Wherever the string "this" appears, copy the whole line.
--- begin Provided data ---
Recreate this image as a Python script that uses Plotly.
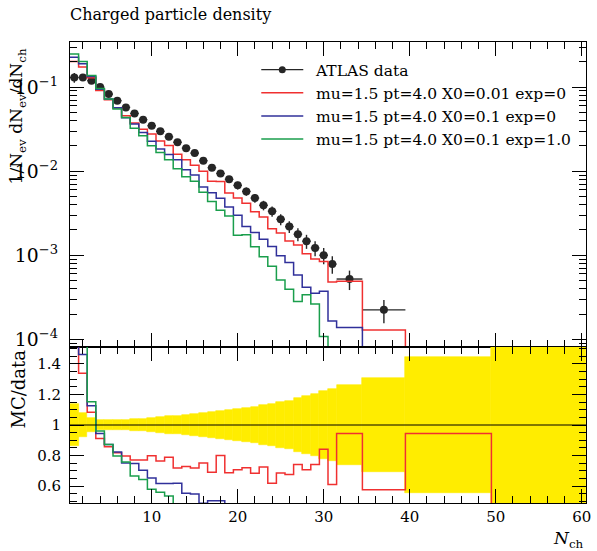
import numpy as np
import plotly.graph_objects as go

# ---------------- data ----------------
bin_edges = [0.5, 1.5, 2.5, 3.5, 4.5, 5.5, 6.5, 7.5, 8.5, 9.5, 10.5, 11.5, 12.5, 13.5,
             14.5, 15.5, 16.5, 17.5, 18.5, 19.5, 20.5, 21.5, 22.5, 23.5, 24.5, 25.5,
             26.5, 27.5, 28.5, 29.5, 30.5, 31.5, 34.5, 39.5, 49.5, 60.5]

atlas_vals = [0.130, 0.130, 0.119, 0.100, 0.0826, 0.0689, 0.0573, 0.0486, 0.0410, 0.0347,
              0.0298, 0.0256, 0.0221, 0.0188, 0.0164, 0.0133, 0.0110, 0.0094, 0.0080, 0.00678,
              0.00574, 0.00479, 0.00393, 0.00334, 0.00268, 0.00219, 0.00178, 0.00147, 0.00122,
              0.00100, 0.000785, 0.000521, 0.000224, 5.0e-5, 1.2e-5]

atlas_relerr = [0.135, 0.08, 0.045, 0.03, 0.03, 0.032, 0.035, 0.038, 0.042, 0.046,
                0.05, 0.056, 0.062, 0.068, 0.075, 0.08, 0.086, 0.092, 0.098, 0.105,
                0.112, 0.12, 0.13, 0.14, 0.15, 0.16, 0.175, 0.19, 0.205, 0.22,
                0.235, 0.26, 0.308, 0.445, 0.75]

mc_red = [0.201, 0.174, 0.129, 0.0911, 0.0709, 0.0564, 0.0457, 0.0375, 0.0316, 0.0277,
          0.0228, 0.0202, 0.0159, 0.0137, 0.0118, 0.0100, 0.00761, 0.00753, 0.00550, 0.00480,
          0.00414, 0.00328, 0.00285, 0.00207, 0.00184, 0.00148, 0.00132, 0.00104, 0.000904,
          0.000841, 0.000480, 0.000492, 0.000129, 4.72e-5, 0.0]

mc_blue = [0.226, 0.190, 0.134, 0.0944, 0.0721, 0.0567, 0.0431, 0.0364, 0.0289, 0.0227,
           0.0184, 0.0158, 0.0137, 0.0104, 0.0090, 0.0065, 0.00555, 0.00475, 0.00375, 0.00298,
           0.00219, 0.00186, 0.00155, 0.00127, 0.000984, 0.000822, 0.000581, 0.000415, 0.000353,
           0.000372, 0.000165, 0.000138, 0.0, 0.0, 0.0]

mc_green = [0.248, 0.2015, 0.137, 0.0961, 0.0721, 0.0549, 0.0434, 0.0324, 0.0264, 0.0201,
            0.0167, 0.0137, 0.0107, 0.0086, 0.0076, 0.00560, 0.00437, 0.00344, 0.00293, 0.00173,
            0.00175, 0.00126, 0.00096, 0.00074, 0.000507, 0.000393, 0.000282, 0.000338, 0.000263,
            0.000108, 0.0, 0.0, 0.0, 0.0, 0.0]

series_names = ["mu=1.5 pt=4.0 X0=0.01 exp=0",
                "mu=1.5 pt=4.0 X0=0.1 exp=0",
                "mu=1.5 pt=4.0 X0=0.1 exp=1.0"]
series_colors = ["#f03030", "#30309a", "#1a9e4c"]
data_name = "ATLAS data"

title_text = "Charged particle density"
ylabel_main = "1/N<sub>ev</sub> dN<sub>ev</sub>/dN<sub>ch</sub>"
ylabel_ratio = "MC/data"
xlabel = "<i>N</i><sub>ch</sub>"

FONT = "DejaVu Serif"
GAP = "\u2002"  # small gap between legend sample and label

# ---------------- derived ----------------
edges = np.array(bin_edges)
centers = 0.5 * (edges[:-1] + edges[1:])
halfw = 0.5 * (edges[1:] - edges[:-1])
data = np.array(atlas_vals)
rel = np.array(atlas_relerr)
err = data * rel

fig = go.Figure()

# ratio band
fig.add_trace(go.Bar(x=centers, y=2 * rel, base=1 - rel, width=2 * halfw,
                     marker=dict(color="#ffed00", line=dict(color="#ffed00", width=0.6)),
                     showlegend=False, xaxis="x2", yaxis="y2", hoverinfo="skip"))

# data points (main)
fig.add_trace(go.Scatter(x=centers, y=data, mode="markers",
                         marker=dict(color="#262626", size=8),
                         error_y=dict(type="data", array=err, color="#262626", thickness=1.4, width=0),
                         error_x=dict(type="data", array=halfw, color="#262626", thickness=1.4, width=0),
                         showlegend=False, xaxis="x", yaxis="y"))
# legend entry for data
fig.add_trace(go.Scatter(x=[None], y=[None], mode="lines+markers", name=GAP + data_name,
                         line=dict(color="#262626", width=1.4),
                         marker=dict(color="#262626", size=7),
                         xaxis="x", yaxis="y"))

for vals, name, col in zip([mc_red, mc_blue, mc_green], series_names, series_colors):
    v = np.array(vals)
    vplot = np.where(v > 0, v, 1e-9)
    ystep = np.append(vplot, vplot[-1])
    fig.add_trace(go.Scatter(x=edges, y=ystep, mode="lines", line_shape="hv",
                             line=dict(color=col, width=1.5), name=GAP + name,
                             xaxis="x", yaxis="y"))
    r = v / data
    rstep = np.append(r, r[-1])
    fig.add_trace(go.Scatter(x=edges, y=rstep, mode="lines", line_shape="hv",
                             line=dict(color=col, width=1.5), showlegend=False,
                             xaxis="x2", yaxis="y2"))

split = 156 / 461.0
axis_common = dict(showline=True, linecolor="black", linewidth=1, mirror="allticks",
                   ticks="inside", tickcolor="black", tickwidth=1, showgrid=False,
                   zeroline=False, tickfont=dict(family=FONT, size=15, color="black"))

fig.update_layout(
    width=597, height=551,
    margin=dict(l=70, r=6, t=42, b=48),
    paper_bgcolor="white", plot_bgcolor="white",
    font=dict(family=FONT, size=15, color="black"),
    bargap=0,
    xaxis=dict(domain=[0, 1], anchor="y", range=[0.5, 60.5], showticklabels=False,
               dtick=10, tick0=0, ticklen=14,
               minor=dict(ticks="inside", dtick=2, ticklen=7, tickcolor="black"),
               **axis_common),
    yaxis=dict(domain=[split, 1], anchor="x", type="log",
               range=[np.log10(8.1e-5), np.log10(0.344)],
               dtick=1, exponentformat="power", ticklen=14,
               ticklabelposition="outside", ticklabelstandoff=8,
               minor=dict(ticks="inside", dtick="D1", ticklen=7, tickcolor="black"),
               **axis_common),
    xaxis2=dict(domain=[0, 1], anchor="y2", range=[0.5, 60.5], dtick=10, tick0=0, ticklen=14,
                minor=dict(ticks="inside", dtick=2, ticklen=7, tickcolor="black"),
                **axis_common),
    yaxis2=dict(domain=[0, split], anchor="x2", range=[0.49, 1.51], dtick=0.2, tick0=0,
                ticklen=14, ticklabelposition="outside", ticklabelstandoff=5,
                minor=dict(ticks="inside", dtick=0.05, ticklen=7, tickcolor="black"),
                **axis_common),
    legend=dict(x=0.361, y=0.976, xanchor="left", yanchor="top",
                bgcolor="rgba(0,0,0,0)", borderwidth=0, itemwidth=42,
                font=dict(family=FONT, size=15.5, color="black")),
    shapes=[dict(type="line", xref="x2 domain", yref="y2", x0=0, x1=1, y0=1, y1=1,
                 line=dict(color="black", width=1))],
    annotations=[
        dict(text=title_text, xref="paper", yref="paper", x=-0.004, y=1.0586,
             xanchor="left", yanchor="middle", showarrow=False,
             font=dict(family=FONT, size=16, color="black")),
        dict(text=ylabel_main, xref="paper", yref="paper", x=-0.100, y=0.8395,
             xanchor="center", yanchor="middle", textangle=-90, showarrow=False,
             font=dict(family=FONT, size=17, color="black")),
        dict(text=ylabel_ratio, xref="paper", yref="paper", x=-0.100, y=0.247,
             xanchor="center", yanchor="middle", textangle=-90, showarrow=False,
             font=dict(family=FONT, size=18, color="black")),
        dict(text=xlabel, xref="paper", yref="paper", x=1.0, y=-0.08,
             xanchor="right", yanchor="middle", showarrow=False,
             font=dict(family=FONT, size=17, color="black")),
    ],
)

fig.write_html("out.html")
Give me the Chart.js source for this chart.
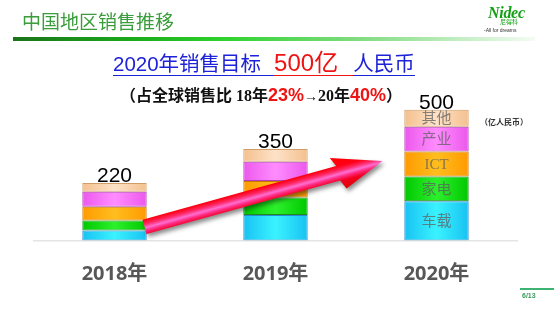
<!DOCTYPE html>
<html lang="zh">
<head>
<meta charset="UTF-8">
<title>中国地区销售推移</title>
<script src="https://cdn.jsdelivr.net/npm/chart.js"></script>
<style>
  html, body { margin: 0; padding: 0; background: #fff; }
  body { width: 554px; height: 311px; position: relative; overflow: hidden; font-family: "Noto Sans CJK SC", sans-serif; }
  #chart { position: absolute; left: 0; top: 0; }
  .abs { position: absolute; white-space: nowrap; line-height: 1; }
  #title { left: 22px; top: 11px; font-size: 19px; color: #3a9c3a; }
  #rule { left: 13px; top: 37px; width: 522px; height: 4px;
    background: linear-gradient(to right, #1a741a 0%, #1aa81a 22%, #2dd22d 40%, #86dd86 68%, #f4fbf4 100%); }
  #nidec { left: 488px; top: 4px; font: italic bold 16px "Liberation Serif", serif; color: #14a014; letter-spacing: -0.3px; }
  #nidec-cn { left: 500px; top: 19px; font-size: 6px; color: #14a014; }
  #nidec-tag { left: 484px; top: 27px; font: 5px "Liberation Sans", sans-serif; color: #333; }
  /* subtitle */
  #sub { left: 113px; top: 51px; display: flex; align-items: flex-end; }
  #sub span { display: inline-block; line-height: 1; padding-bottom: 1px; border-bottom: 1.5px solid currentColor;
    font-family: "Liberation Sans", "Noto Sans CJK SC", sans-serif; }
  #sub .blue { color: #1e22d8; font-size: 20.5px; }
  #sub .gap1 { padding-right: 13px; }
  #sub .red { color: #ee1414; font-size: 24px; padding-bottom: 0.4px; padding-right: 15px; }
  #ratio { left: 120px; top: 86px; display: flex; align-items: baseline; font-weight: bold; color: #111;
    font-family: "Liberation Serif", "Noto Sans CJK SC", serif; font-size: 16px; }
  #ratio .pct { color: #ee1414; font-size: 18px; font-family: "Liberation Sans", sans-serif; }
  #ratio .arr { font-size: 14px; font-family: "Liberation Sans", sans-serif; }
  #unit { left: 480px; top: 118px; font-size: 8px; font-weight: bold; color: #333; }
  #pgline { left: 520px; top: 288px; width: 34px; height: 1.5px; background: #3cb371; }
  #pg { left: 522px; top: 292px; font: bold 7px "Liberation Sans", sans-serif; color: #3a9a5a; }
</style>
</head>
<body>
<canvas id="chart" width="554" height="311"></canvas>

<div class="abs" id="title">中国地区销售推移</div>
<div class="abs" id="rule"></div>
<div class="abs" id="nidec">Nidec</div>
<div class="abs" id="nidec-cn">尼得科</div>
<div class="abs" id="nidec-tag">-All for dreams</div>

<div class="abs" id="sub"><span class="blue gap1">2020年销售目标</span><span class="red">500亿</span><span class="blue">人民币</span></div>
<div class="abs" id="ratio"><span>（占全球销售比&nbsp;18年</span><span class="pct">23%</span><span class="arr">→</span><span>20年</span><span class="pct">40%</span><span>）</span></div>
<div class="abs" id="unit">（亿人民币）</div>
<div class="abs" id="pgline"></div>
<div class="abs" id="pg">6/13</div>

<script>
    // 数据
    const years = ['2018年', '2019年', '2020年'];
    const segNames = ['车载', '家电', 'ICT', '产业', '其他'];
    const car = [38, 97, 150];
    const appliance = [38, 67, 95];
    const ict = [53, 63, 95];
    const industry = [57, 74, 95];
    const others = [34, 49, 65];
    const totals = [220, 350, 500];

    // [边缘, 中心, 边框]
    const palette = [
        ['#18c2f2', '#3af2ff', '#2a8cd0'],
        ['#00c800', '#2cf02c', '#1c8c1c'],
        ['#ff9a00', '#ffbe1e', '#cc7800'],
        ['#ec58ec', '#ff8cff', '#b042b8'],
        ['#f4c08e', '#fde2c8', '#cf9c6a']
    ];

    // 柱子横向渐变
    function shade(cols) {
        return (c) => {
            const ch = c.chart, xs = ch.scales.x;
            if (!xs || c.dataIndex === undefined) return cols[1];
            const cx = xs.getPixelForValue(c.dataIndex);
            const w = xs.width / years.length * 0.4;
            if (!isFinite(cx) || !isFinite(w) || w <= 0) return cols[1];
            const g = ch.ctx.createLinearGradient(cx - w / 2, 0, cx + w / 2, 0);
            g.addColorStop(0, cols[0]);
            g.addColorStop(0.5, cols[1]);
            g.addColorStop(1, cols[0]);
            return g;
        };
    }

    const series = [car, appliance, ict, industry, others];

    // 箭头、合计、分类文字
    const deco = {
        id: 'deco',
        afterDatasetsDraw(chart) {
            const ctx = chart.ctx, xs = chart.scales.x, ys = chart.scales.y;

            // 红色箭头
            const x0 = xs.getPixelForValue(0) + 30, y0 = ys.getPixelForValue(52);
            const x1 = xs.getPixelForValue(2) - 54, y1 = ys.getPixelForValue(304);
            const ang = Math.atan2(y1 - y0, x1 - x0), L = Math.hypot(x1 - x0, y1 - y0);
            const hl = 46, hw = 17, sw = 7.5;
            ctx.save();
            ctx.translate(x0, y0);
            ctx.rotate(ang);
            ctx.beginPath();
            ctx.moveTo(0, -sw);
            ctx.lineTo(L - hl, -sw);
            ctx.lineTo(L - hl - 4, -hw);
            ctx.lineTo(L, 0);
            ctx.lineTo(L - hl + 4, hw);
            ctx.lineTo(L - hl, sw);
            ctx.lineTo(0, sw);
            ctx.closePath();
            const g = ctx.createLinearGradient(0, -hw, 0, hw);
            g.addColorStop(0, '#ff0000');
            g.addColorStop(0.3, '#ff0014');
            g.addColorStop(0.43, '#ff2c6c');
            g.addColorStop(0.53, '#ff6ed2');
            g.addColorStop(0.62, '#ff2a80');
            g.addColorStop(0.74, '#f20020');
            g.addColorStop(1, '#e00000');
            ctx.shadowColor = 'rgba(0,0,0,0.45)';
            ctx.shadowBlur = 4;
            ctx.shadowOffsetX = 2;
            ctx.shadowOffsetY = 3;
            ctx.fillStyle = g;
            ctx.fill();
            ctx.restore();

            // 合计
            const top = chart.getDatasetMeta(series.length - 1);
            ctx.save();
            ctx.font = '21px "Liberation Sans", sans-serif';
            ctx.fillStyle = '#000';
            ctx.textAlign = 'center';
            ctx.textBaseline = 'alphabetic';
            top.data.forEach((el, j) => ctx.fillText(String(totals[j]), el.x, el.y - 1));
            ctx.restore();

            // 2020年柱内文字
            ctx.save();
            ctx.font = '15px "Liberation Serif", "Noto Sans CJK SC", serif';
            ctx.fillStyle = 'rgba(95,95,95,0.75)';
            ctx.textAlign = 'center';
            ctx.textBaseline = 'middle';
            const last = years.length - 1;
            segNames.forEach((name, i) => {
                const el = chart.getDatasetMeta(i).data[last];
                ctx.fillText(name, el.x, (el.y + el.base) / 2 + 1);
            });
            ctx.restore();
        }
    };

    new Chart(document.getElementById('chart'), {
        type: 'bar',
        data: {
            labels: years,
            datasets: series.map((vals, i) => ({
                label: segNames[i],
                data: vals,
                backgroundColor: shade(palette[i]),
                borderColor: palette[i][2],
                borderWidth: 1,
                borderSkipped: false,
                barPercentage: 0.5,
                categoryPercentage: 0.8
            }))
        },
        options: {
            responsive: false,
            animation: false,
            layout: { padding: { left: 34, right: 37, top: 83.5, bottom: 2.5 } },
            scales: {
                x: {
                    stacked: true,
                    grid: { display: false, drawTicks: false },
                    border: { display: true, color: '#e4e4e4', width: 1.5 },
                    ticks: {
                        color: '#575757',
                        padding: 22,
                        font: { family: '"Open Sans", "Noto Sans CJK SC", sans-serif', size: 20, weight: 'bold' }
                    }
                },
                y: { stacked: true, display: false, min: 0, max: 600 }
            },
            plugins: { legend: { display: false }, tooltip: { enabled: false } }
        },
        plugins: [deco]
    });
</script>
</body>
</html>
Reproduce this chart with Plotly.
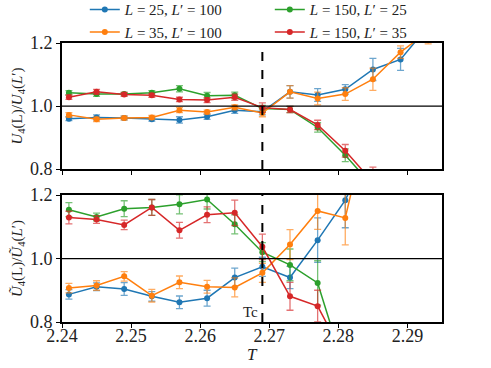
import plotly.graph_objects as go
from plotly.subplots import make_subplots

# temperatures
T = [2.241, 2.245, 2.249, 2.253, 2.257, 2.261, 2.265, 2.269,
     2.273, 2.277, 2.281, 2.285, 2.289, 2.293]
Tc = 2.269

labels = ["<i>L</i> = 25, <i>L</i>′ = 100", "<i>L</i> = 150, <i>L</i>′ = 25",
          "<i>L</i> = 35, <i>L</i>′ = 100", "<i>L</i> = 150, <i>L</i>′ = 35"]
colors = ["#1f77b4", "#2ca02c", "#ff7f0e", "#d62728"]
errcolors = ["rgba(31,119,180,0.65)", "rgba(44,160,44,0.65)",
             "rgba(255,127,14,0.65)", "rgba(214,39,40,0.65)"]

# top panel: U4(L)/U4(L')
u_blue = [0.960, 0.964, 0.962, 0.958, 0.956, 0.966, 0.987, 0.982, 1.045, 1.035, 1.053, 1.116, 1.148, 1.253]
u_blue_err = [0.006, 0.008, 0.006, 0.006, 0.01, 0.008, 0.01, 0.01, 0.02, 0.02, 0.015, 0.035, 0.035, 0.04]
u_green = [1.042, 1.038, 1.038, 1.042, 1.055, 1.033, 1.034, 0.992, 0.989, 0.932, 0.844, 0.747, 0.65, 0.55]
u_green_err = [0.007, 0.007, 0.005, 0.007, 0.01, 0.01, 0.01, 0.01, 0.01, 0.015, 0.02, 0.03, 0.04, 0.05]
u_orange = [0.972, 0.958, 0.962, 0.964, 0.987, 0.981, 0.996, 0.978, 1.045, 1.024, 1.038, 1.085, 1.171, 1.237]
u_orange_err = [0.007, 0.007, 0.006, 0.006, 0.008, 0.006, 0.008, 0.012, 0.02, 0.02, 0.02, 0.035, 0.02, 0.04]
u_red = [1.028, 1.045, 1.037, 1.034, 1.021, 1.019, 1.028, 0.995, 0.989, 0.940, 0.858, 0.766, 0.66, 0.56]
u_red_err = [0.007, 0.008, 0.006, 0.006, 0.007, 0.008, 0.01, 0.015, 0.01, 0.015, 0.02, 0.04, 0.04, 0.05]

# bottom panel: U~4(L)/U~4(L')
t_blue = [0.887, 0.911, 0.904, 0.881, 0.862, 0.875, 0.940, 0.974, 0.940, 1.058, 1.184, 1.37, 1.5, 1.6]
t_blue_err = [0.015, 0.012, 0.02, 0.015, 0.02, 0.025, 0.03, 0.03, 0.035, 0.07, 0.087, 0.1, 0.1, 0.1]
t_green = [1.154, 1.131, 1.157, 1.161, 1.171, 1.186, 1.108, 1.020, 0.980, 0.923, 0.644, 0.5, 0.4, 0.3]
t_green_err = [0.022, 0.012, 0.025, 0.025, 0.03, 0.03, 0.03, 0.03, 0.05, 0.07, 0.1, 0.1, 0.1, 0.1]
t_orange = [0.907, 0.915, 0.944, 0.883, 0.925, 0.911, 0.909, 0.955, 1.044, 1.150, 1.128, 1.5, 1.6, 1.7]
t_orange_err = [0.015, 0.015, 0.015, 0.02, 0.02, 0.02, 0.03, 0.03, 0.047, 0.058, 0.085, 0.1, 0.1, 0.1]
t_red = [1.129, 1.123, 1.106, 1.161, 1.089, 1.138, 1.144, 1.037, 0.881, 0.850, 0.685, 0.5, 0.4, 0.3]
t_red_err = [0.02, 0.012, 0.015, 0.025, 0.025, 0.025, 0.04, 0.04, 0.044, 0.05, 0.07, 0.1, 0.1, 0.1]

top = [(u_blue, u_blue_err), (u_green, u_green_err), (u_orange, u_orange_err), (u_red, u_red_err)]
bottom = [(t_blue, t_blue_err), (t_green, t_green_err), (t_orange, t_orange_err), (t_red, t_red_err)]

FONT = "Liberation Serif"

fig = make_subplots(rows=2, cols=1, shared_xaxes=True, vertical_spacing=0.0)

for row, series in [(1, top), (2, bottom)]:
    for i, (vals, errs) in enumerate(series):
        fig.add_trace(go.Scatter(
            x=T, y=vals, mode="lines+markers", name=labels[i],
            showlegend=(row == 1),
            line=dict(color=colors[i], width=1.5),
            marker=dict(color=colors[i], size=6),
            error_y=dict(type="data", array=errs, color=errcolors[i],
                         thickness=1.3, width=3.5),
        ), row=row, col=1)

for r, yref in [(1, "y"), (2, "y2")]:
    xref = "x" if r == 1 else "x2"
    # horizontal line at 1
    fig.add_shape(type="line", xref=xref + " domain", yref=yref,
                  x0=0, x1=1, y0=1, y1=1, line=dict(color="black", width=1.3))
    # Tc dashed line
    fig.add_shape(type="line", xref=xref, yref=yref + " domain",
                  x0=Tc, x1=Tc, y0=0, y1=1,
                  line=dict(color="black", width=2, dash="dash"))

fig.add_annotation(x=Tc, y=0.8, xref="x2", yref="y2", text="Tc",
                   showarrow=False, xanchor="right", yanchor="bottom",
                   xshift=-2, yshift=0, font=dict(family=FONT, size=15, color="#222"))
# x axis label
fig.add_annotation(x=0.5, y=0, xref="x2 domain", yref="y2 domain", text="<i>T</i>",
                   showarrow=False, xanchor="center", yanchor="middle", yshift=-32,
                   font=dict(family=FONT, size=17, color="#222"))

axis_common = dict(showline=True, linecolor="black", linewidth=2, mirror=True,
                   ticks="outside", ticklen=4, tickwidth=1.2, tickcolor="black",
                   showgrid=False, zeroline=False, automargin=False,
                   tickfont=dict(family=FONT, size=18, color="#222"))

fig.update_xaxes(range=[2.24, 2.295], tickvals=[2.24, 2.25, 2.26, 2.27, 2.28, 2.29],
                 ticklabelstandoff=-8, **axis_common)
fig.update_xaxes(showticklabels=False, row=1, col=1)
fig.update_xaxes(ticktext=["2.24", "2.25", "2.26", "2.27", "2.28", "2.29"], row=2, col=1)
fig.update_yaxes(range=[0.8, 1.2], tickvals=[0.8, 1.0, 1.2], ticktext=["0.8", "1.0", "1.2"],
                 **axis_common)
fig.update_yaxes(title=dict(text="<i>U</i><sub>4</sub>(L)/<i>U</i><sub>4</sub>(<i>L</i>′)",
                            font=dict(family=FONT, size=15, color="#222"), standoff=4),
                 domain=[0.548, 1.0], row=1, col=1)
fig.update_yaxes(title=dict(text="<i>Ũ</i><sub>4</sub>(L)/<i>Ũ</i><sub>4</sub>(<i>L</i>′)",
                            font=dict(family=FONT, size=15, color="#222"), standoff=4),
                 domain=[0.0, 0.455], row=2, col=1)

fig.update_layout(
    width=491, height=368, autosize=False,
    margin=dict(l=62, r=49, t=43, b=46, autoexpand=False),
    paper_bgcolor="white", plot_bgcolor="white",
    legend=dict(orientation="h", x=0.06, y=1.178, xanchor="left", yanchor="top",
                entrywidth=140, entrywidthmode="pixels",
                font=dict(family=FONT, size=15, color="#222"),
                bgcolor="rgba(255,255,255,0)", tracegroupgap=0),
)

# the page body has a default 8px margin; drop it so the figure sits at the corner
fig.write_html("out.html", config={"displayModeBar": False},
               post_script="document.body.style.margin='0';")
--- end Provided data ---
Result below
Recreate this image as a Python script that uses Plotly.
Give me the Chart.js source for this chart.
Reproduce this chart with Plotly.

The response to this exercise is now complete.